Required task — Keep to the lines from the line containing "Emit a Python" through the line containing "x_right = -0.5 + (R - L) / cat_px": copy them exactly and leave every picture out.
## Begin Input data
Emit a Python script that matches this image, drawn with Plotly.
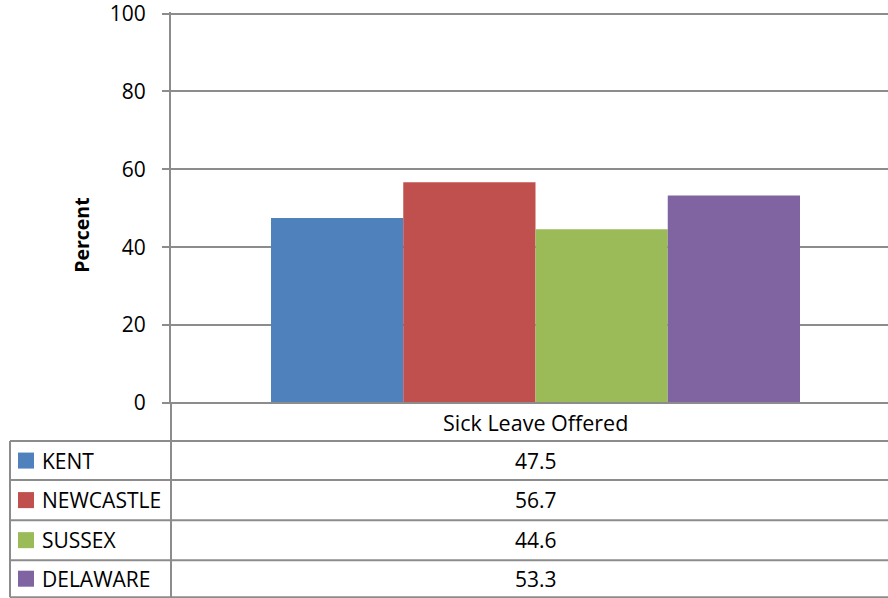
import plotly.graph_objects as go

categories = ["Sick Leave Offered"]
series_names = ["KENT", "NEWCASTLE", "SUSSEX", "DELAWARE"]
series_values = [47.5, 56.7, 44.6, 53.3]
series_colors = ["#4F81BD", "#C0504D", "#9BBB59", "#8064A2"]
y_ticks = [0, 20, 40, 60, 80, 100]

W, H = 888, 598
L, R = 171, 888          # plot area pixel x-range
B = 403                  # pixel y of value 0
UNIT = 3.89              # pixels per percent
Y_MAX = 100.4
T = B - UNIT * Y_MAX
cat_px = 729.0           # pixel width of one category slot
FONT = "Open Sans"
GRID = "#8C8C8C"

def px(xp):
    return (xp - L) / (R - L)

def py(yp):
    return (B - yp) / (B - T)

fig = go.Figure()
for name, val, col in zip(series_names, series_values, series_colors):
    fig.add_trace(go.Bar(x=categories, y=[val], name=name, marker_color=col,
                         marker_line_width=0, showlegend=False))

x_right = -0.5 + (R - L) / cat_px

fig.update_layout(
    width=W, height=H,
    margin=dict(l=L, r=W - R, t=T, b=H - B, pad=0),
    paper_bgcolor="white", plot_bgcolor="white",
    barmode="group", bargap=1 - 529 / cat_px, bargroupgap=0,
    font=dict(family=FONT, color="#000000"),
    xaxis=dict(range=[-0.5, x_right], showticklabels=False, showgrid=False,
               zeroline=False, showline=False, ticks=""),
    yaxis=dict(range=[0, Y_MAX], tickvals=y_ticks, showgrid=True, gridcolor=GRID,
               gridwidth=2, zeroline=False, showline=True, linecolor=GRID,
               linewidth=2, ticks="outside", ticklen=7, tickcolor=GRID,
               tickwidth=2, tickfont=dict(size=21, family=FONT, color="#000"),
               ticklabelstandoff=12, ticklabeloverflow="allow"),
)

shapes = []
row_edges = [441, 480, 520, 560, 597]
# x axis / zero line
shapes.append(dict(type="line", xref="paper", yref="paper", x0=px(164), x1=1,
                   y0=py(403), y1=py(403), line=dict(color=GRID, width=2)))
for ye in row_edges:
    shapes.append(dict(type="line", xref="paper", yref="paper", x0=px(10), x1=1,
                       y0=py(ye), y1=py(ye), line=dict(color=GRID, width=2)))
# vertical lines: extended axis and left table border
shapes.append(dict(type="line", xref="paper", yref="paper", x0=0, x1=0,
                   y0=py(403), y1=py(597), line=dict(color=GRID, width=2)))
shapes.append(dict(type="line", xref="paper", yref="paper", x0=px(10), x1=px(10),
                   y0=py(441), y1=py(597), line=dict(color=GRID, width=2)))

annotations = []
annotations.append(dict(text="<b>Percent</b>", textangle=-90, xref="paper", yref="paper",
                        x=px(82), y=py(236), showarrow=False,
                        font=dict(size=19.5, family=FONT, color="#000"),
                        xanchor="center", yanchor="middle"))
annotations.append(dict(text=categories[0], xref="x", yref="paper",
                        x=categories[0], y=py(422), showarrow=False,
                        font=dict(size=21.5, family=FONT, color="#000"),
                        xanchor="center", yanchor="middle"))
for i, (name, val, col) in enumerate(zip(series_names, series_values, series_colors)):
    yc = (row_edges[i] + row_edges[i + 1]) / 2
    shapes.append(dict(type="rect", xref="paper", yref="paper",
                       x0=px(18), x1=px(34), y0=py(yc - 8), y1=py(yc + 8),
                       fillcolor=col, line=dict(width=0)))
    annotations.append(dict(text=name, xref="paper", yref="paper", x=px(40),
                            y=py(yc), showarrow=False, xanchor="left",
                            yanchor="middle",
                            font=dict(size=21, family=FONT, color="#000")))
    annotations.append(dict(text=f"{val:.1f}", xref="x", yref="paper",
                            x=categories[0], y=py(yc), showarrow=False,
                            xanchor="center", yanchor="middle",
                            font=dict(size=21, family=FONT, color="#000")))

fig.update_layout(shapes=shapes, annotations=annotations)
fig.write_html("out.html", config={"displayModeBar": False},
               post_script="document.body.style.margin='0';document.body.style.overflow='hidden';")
## End Input data
## Begin Input data
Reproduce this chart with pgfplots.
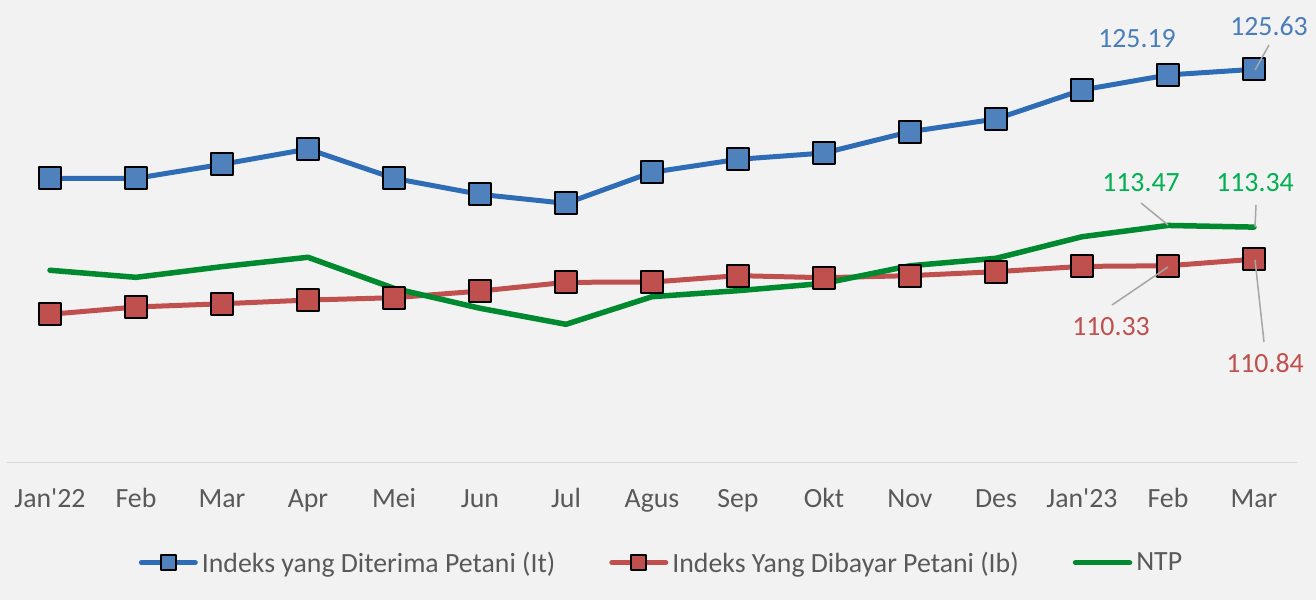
## End Input data
## Begin Input data
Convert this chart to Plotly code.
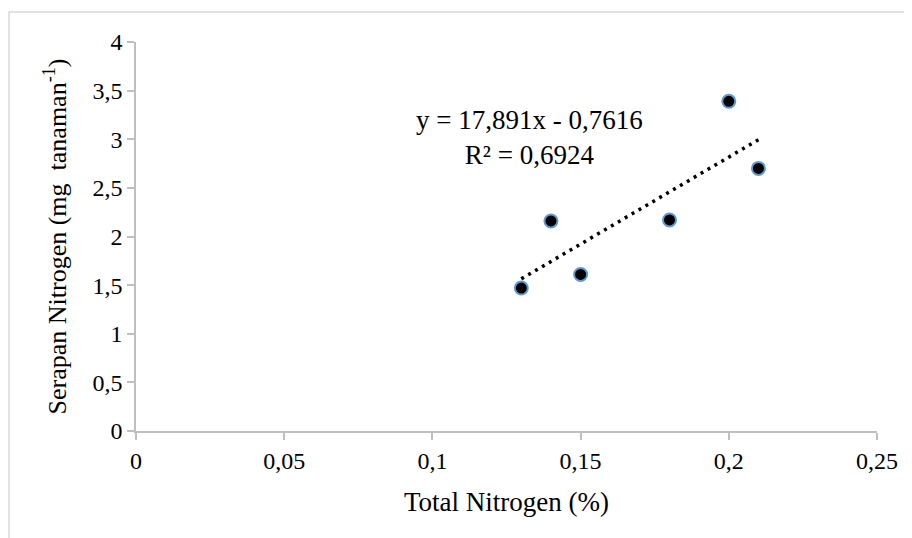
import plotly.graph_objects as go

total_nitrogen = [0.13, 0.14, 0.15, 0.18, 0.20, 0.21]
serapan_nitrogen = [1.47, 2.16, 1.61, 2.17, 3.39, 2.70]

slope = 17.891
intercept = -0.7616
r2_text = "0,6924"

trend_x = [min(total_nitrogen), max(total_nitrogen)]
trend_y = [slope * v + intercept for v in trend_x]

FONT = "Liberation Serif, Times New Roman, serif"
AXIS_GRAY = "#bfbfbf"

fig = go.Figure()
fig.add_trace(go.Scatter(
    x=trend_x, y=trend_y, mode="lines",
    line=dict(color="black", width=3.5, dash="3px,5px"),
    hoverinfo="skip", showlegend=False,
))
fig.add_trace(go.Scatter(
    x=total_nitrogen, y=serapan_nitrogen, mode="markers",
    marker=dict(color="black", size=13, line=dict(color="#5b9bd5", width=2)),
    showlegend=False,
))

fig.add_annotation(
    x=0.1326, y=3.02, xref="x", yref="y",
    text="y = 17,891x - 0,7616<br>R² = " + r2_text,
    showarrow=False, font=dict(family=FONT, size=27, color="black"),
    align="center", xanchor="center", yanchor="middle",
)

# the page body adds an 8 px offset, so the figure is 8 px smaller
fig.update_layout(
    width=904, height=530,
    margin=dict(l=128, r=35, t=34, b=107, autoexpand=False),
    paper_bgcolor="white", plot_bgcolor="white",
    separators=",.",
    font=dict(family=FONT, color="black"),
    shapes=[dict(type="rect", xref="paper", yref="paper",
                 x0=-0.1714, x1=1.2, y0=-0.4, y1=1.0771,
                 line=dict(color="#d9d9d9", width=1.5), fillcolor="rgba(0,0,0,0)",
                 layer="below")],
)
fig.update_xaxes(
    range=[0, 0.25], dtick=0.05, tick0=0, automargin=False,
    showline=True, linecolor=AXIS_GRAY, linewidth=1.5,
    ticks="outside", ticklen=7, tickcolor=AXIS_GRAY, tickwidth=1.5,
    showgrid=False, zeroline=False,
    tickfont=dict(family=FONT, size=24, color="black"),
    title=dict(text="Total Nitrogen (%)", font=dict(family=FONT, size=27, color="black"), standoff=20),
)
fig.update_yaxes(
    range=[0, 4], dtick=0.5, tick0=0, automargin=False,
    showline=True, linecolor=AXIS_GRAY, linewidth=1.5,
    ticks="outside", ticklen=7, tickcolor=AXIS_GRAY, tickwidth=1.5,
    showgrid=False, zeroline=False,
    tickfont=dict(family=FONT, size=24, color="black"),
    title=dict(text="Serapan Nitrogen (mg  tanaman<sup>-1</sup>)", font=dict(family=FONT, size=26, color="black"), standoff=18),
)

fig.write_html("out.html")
## End Input data
Reply —
Emit a Python script that matches this image, drawn with Plotly.
import plotly.graph_objects as go

categories = ["Sick Leave Offered"]
series_names = ["KENT", "NEWCASTLE", "SUSSEX", "DELAWARE"]
series_values = [47.5, 56.7, 44.6, 53.3]
series_colors = ["#4F81BD", "#C0504D", "#9BBB59", "#8064A2"]
y_ticks = [0, 20, 40, 60, 80, 100]

W, H = 888, 598
L, R = 171, 888          # plot area pixel x-range
B = 403                  # pixel y of value 0
UNIT = 3.89              # pixels per percent
Y_MAX = 100.4
T = B - UNIT * Y_MAX
cat_px = 729.0           # pixel width of one category slot
FONT = "Open Sans"
GRID = "#8C8C8C"

def px(xp):
    return (xp - L) / (R - L)

def py(yp):
    return (B - yp) / (B - T)

fig = go.Figure()
for name, val, col in zip(series_names, series_values, series_colors):
    fig.add_trace(go.Bar(x=categories, y=[val], name=name, marker_color=col,
                         marker_line_width=0, showlegend=False))

x_right = -0.5 + (R - L) / cat_px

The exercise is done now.